Palaeoanalytics

 

using data science and machine learning to develop cross-disciplinary analytical methods in human evolutionary studies

Genomics has transformed human evolutionary studies as much as it has other parts of biology. One of the reasons for this impact is the sheer scale of data now available, and power of the analytical techniques used. Machine learning and data science have in effect, swamped traditional approaches to human evolution. However, the palaeosciences – palaeontology, archaeology, earth sciences – have a major role to play, supplying hypotheses, providing, contextual information and above all, providing evidence for the evolution of the phenotype and extended phenotype.

The major challenge is to develop data structures and analytical methods for these aspects that can be integrated with genomics. The aim of this project is to take up this challenge, and develop methods drawn from machine learning and data science that would greatly enhance the quantity and quantification of the complex data of the palaeosciences – morphometrics of fossils, attributes of the millions of stones tools that reflect hominin behaviour, environmental context and more.
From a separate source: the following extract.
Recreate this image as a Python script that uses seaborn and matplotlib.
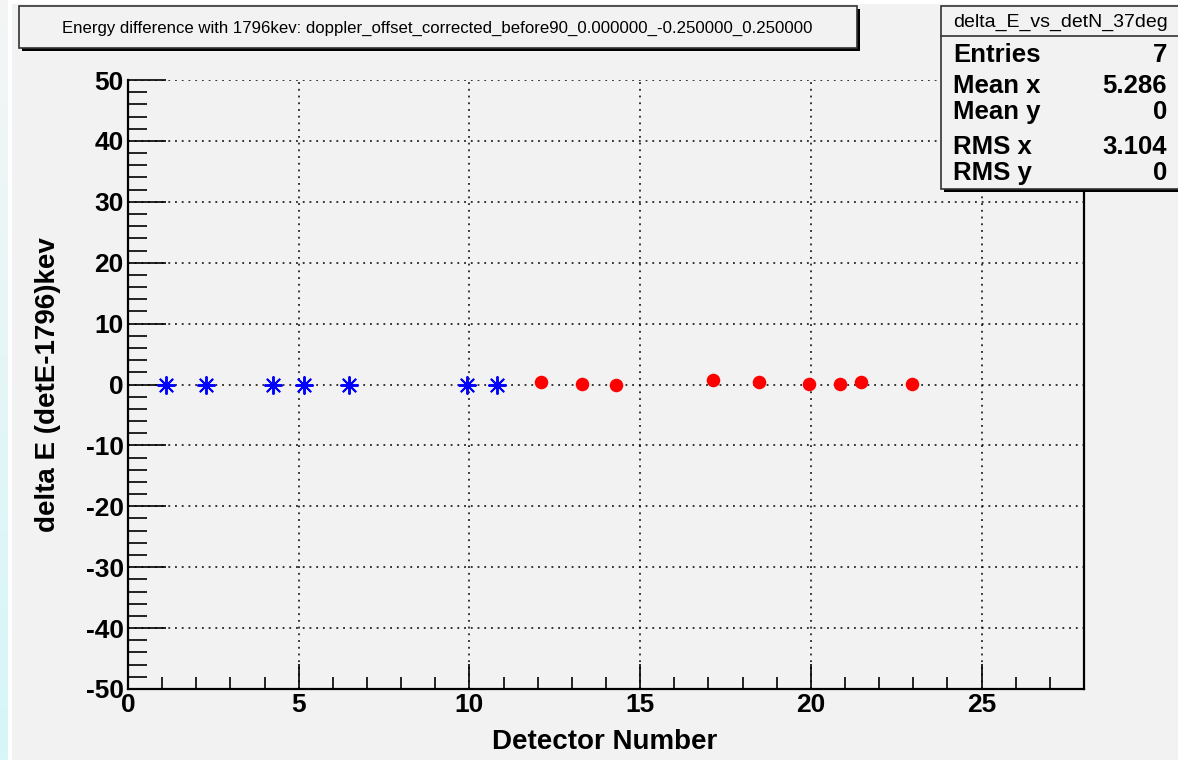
import numpy as np
import pandas as pd
import matplotlib
matplotlib.use("Agg")
import matplotlib.pyplot as plt
import seaborn as sns
from matplotlib.patches import Rectangle
from matplotlib.lines import Line2D

# ---------------- data ----------------
blue_det = [1.11, 2.28, 4.24, 5.15, 6.47, 9.92, 10.80]
blue_dE = [0.0, 0.0, 0.0, 0.0, 0.0, 0.0, 0.0]
red_det = [12.09, 13.29, 14.29, 17.13, 18.47, 19.96, 20.84, 21.46, 22.95]
red_dE = [0.49, 0.16, -0.16, 0.82, 0.49, 0.16, 0.16, 0.33, 0.16]

title_text = "Energy difference with 1796kev: doppler_offset_corrected_before90_0.000000_-0.250000_0.250000"
stats_name = "delta_E_vs_detN_37deg"
stats_labels = ["Entries", "Mean x", "Mean y", "RMS x", "RMS y"]
stats_values = ["7", "5.286", "0", "3.104", "0"]
x_label = "Detector Number"
y_label = "delta E (detE-1796)kev"

df_blue = pd.DataFrame({"det": blue_det, "dE": blue_dE})
df_red = pd.DataFrame({"det": red_det, "dE": red_dE})

# ---------------- figure ----------------
sns.set_theme(style="white")
plt.rcParams["font.family"] = ["Liberation Sans", "DejaVu Sans"]
plt.rcParams["axes.unicode_minus"] = False
plt.rcParams["text.color"] = "black"
plt.rcParams["xtick.color"] = "black"
plt.rcParams["ytick.color"] = "black"
plt.rcParams["xtick.labelcolor"] = "black"
plt.rcParams["ytick.labelcolor"] = "black"

W, H = 1178, 760
fig = plt.figure(figsize=(W / 100, H / 100), dpi=100)
bg = "#f2f2f2"
fig.patch.set_facecolor(bg)

def fx(px):
    return px / W

def fy(py):
    return 1 - py / H

# left gradient strip / white margins
grad_ax = fig.add_axes([0, 0, fx(8), 1])
grad = np.linspace(0, 1, 256).reshape(-1, 1)
cmap = matplotlib.colors.LinearSegmentedColormap.from_list("edge", ["#d6f6f8", "#f4f5f5"])
grad_ax.imshow(grad, aspect="auto", cmap=cmap, origin="lower")
grad_ax.set_axis_off()
fig.patches.append(Rectangle((fx(8), 0), fx(4), 1, transform=fig.transFigure,
                             facecolor="white", edgecolor="none", zorder=0))
fig.patches.append(Rectangle((fx(8), fy(4)), 1, fy(0) - fy(4), transform=fig.transFigure,
                             facecolor="white", edgecolor="none", zorder=0))

# main axes
L, R, T, B = 128, 1084, 80, 689
ax = fig.add_axes([fx(L), fy(B), fx(R - L), fy(T) - fy(B)])
ax.set_facecolor(bg)

sns.scatterplot(data=df_blue, x="det", y="dE", ax=ax, marker=(8, 2, 0), s=150,
                color="#0000ff", linewidth=1.4, edgecolor="#0000ff", zorder=5, legend=False)
sns.scatterplot(data=df_red, x="det", y="dE", ax=ax, marker="o", s=95,
                color="#ff0000", linewidth=0, zorder=5, legend=False)

ax.set_xlim(0, 28)
ax.set_ylim(-50, 50)
ax.set_xticks(np.arange(0, 26, 5))
ax.set_xticks(np.arange(0, 28, 1), minor=True)
ax.set_yticks(np.arange(-50, 51, 10))
ax.set_yticks(np.arange(-50, 51, 2), minor=True)
ax.grid(True, which="major", color="black", linestyle=(0, (1.2, 3.2)), linewidth=1.1)
ax.set_axisbelow(True)

ax.tick_params(axis="both", which="major", direction="in", color="black", width=1.2,
               labelsize=19, pad=3, labelcolor="black")
ax.tick_params(axis="x", which="major", length=18)
ax.tick_params(axis="y", which="major", length=27)
ax.tick_params(axis="x", which="minor", direction="in", length=9, width=1.2, color="black")
ax.tick_params(axis="y", which="minor", direction="in", length=14, width=1.2, color="black")
ax.tick_params(bottom=True, left=True, top=False, right=False, which="both")
for lab in ax.get_xticklabels() + ax.get_yticklabels():
    lab.set_fontweight("bold")

for side in ["left", "bottom", "right"]:
    ax.spines[side].set_visible(True)
    ax.spines[side].set_color("black")
    ax.spines[side].set_linewidth(1.6)
ax.spines["top"].set_visible(False)

ax.set_xlabel("")
ax.set_ylabel("")
fig.text(fx(605), fy(742), x_label, ha="center", va="center", fontsize=20,
         fontweight="bold", color="black")
fig.text(fx(48), fy(385), y_label, ha="center", va="center", rotation=90,
         fontsize=20, fontweight="bold", color="black")

# title box
tx0, ty0, tx1, ty1 = 19, 6, 857, 48
fig.patches.append(Rectangle((fx(tx0 + 3), fy(ty1 + 3)), fx(tx1 - tx0), fy(ty0) - fy(ty1),
                             transform=fig.transFigure, facecolor="black", edgecolor="none", zorder=3))
fig.patches.append(Rectangle((fx(tx0), fy(ty1)), fx(tx1 - tx0), fy(ty0) - fy(ty1),
                             transform=fig.transFigure, facecolor=bg, edgecolor="#333333",
                             linewidth=1.2, zorder=4))
fig.text(fx(437), fy(28), title_text, ha="center", va="center", fontsize=12.1,
         color="black", zorder=6)

# stats box
sx0, sy0, sx1, sy1 = 941, 6, 1185, 189
fig.patches.append(Rectangle((fx(sx0 + 3), fy(sy1 + 3)), fx(sx1 - sx0), fy(sy0) - fy(sy1),
                             transform=fig.transFigure, facecolor="black", edgecolor="none", zorder=7))
fig.patches.append(Rectangle((fx(sx0), fy(sy1)), fx(sx1 - sx0), fy(sy0) - fy(sy1),
                             transform=fig.transFigure, facecolor=bg, edgecolor="#333333",
                             linewidth=1.2, zorder=8))
fig.lines.append(Line2D([fx(sx0), fx(W)], [fy(36), fy(36)], transform=fig.transFigure,
                        color="#333333", linewidth=1.2, zorder=9))
fig.text(fx(1060), fy(22), stats_name, ha="center", va="center", fontsize=14,
         color="black", zorder=10)
row_y = [55, 86, 112, 147, 173]
for lab, val, yy in zip(stats_labels, stats_values, row_y):
    fig.text(fx(953), fy(yy), lab, ha="left", va="center", fontsize=18.5,
             fontweight="bold", color="black", zorder=10)
    fig.text(fx(1167), fy(yy), val, ha="right", va="center", fontsize=18.5,
             fontweight="bold", color="black", zorder=10)

fig.savefig("out.png", dpi=100, facecolor=fig.get_facecolor())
The data are in the form of books, papers, reports, and are in text, tabular and image form. These will require advanced algorithm-based input methods. Turning these into usable data will be based on classification of the features that will form the basis of the output data. Methods used will include string-searching algorithms, deep learning and computer vision. The primary output is to produce a widely applicable protocol/workflow from raw archived data to analysable database that can be applied widely to modern human evolution relevant data. 

The project will form the platform for integrating genomics and palaeo-phenotype data, and so greatly increase the range of analyses possible on the patterns and processes of human evolution. Human evolution is a central problem in biology, both for its intrinsic interest and for the implications for both the medical and cognitive sciences, and the relationship between humans and biodiversity overall.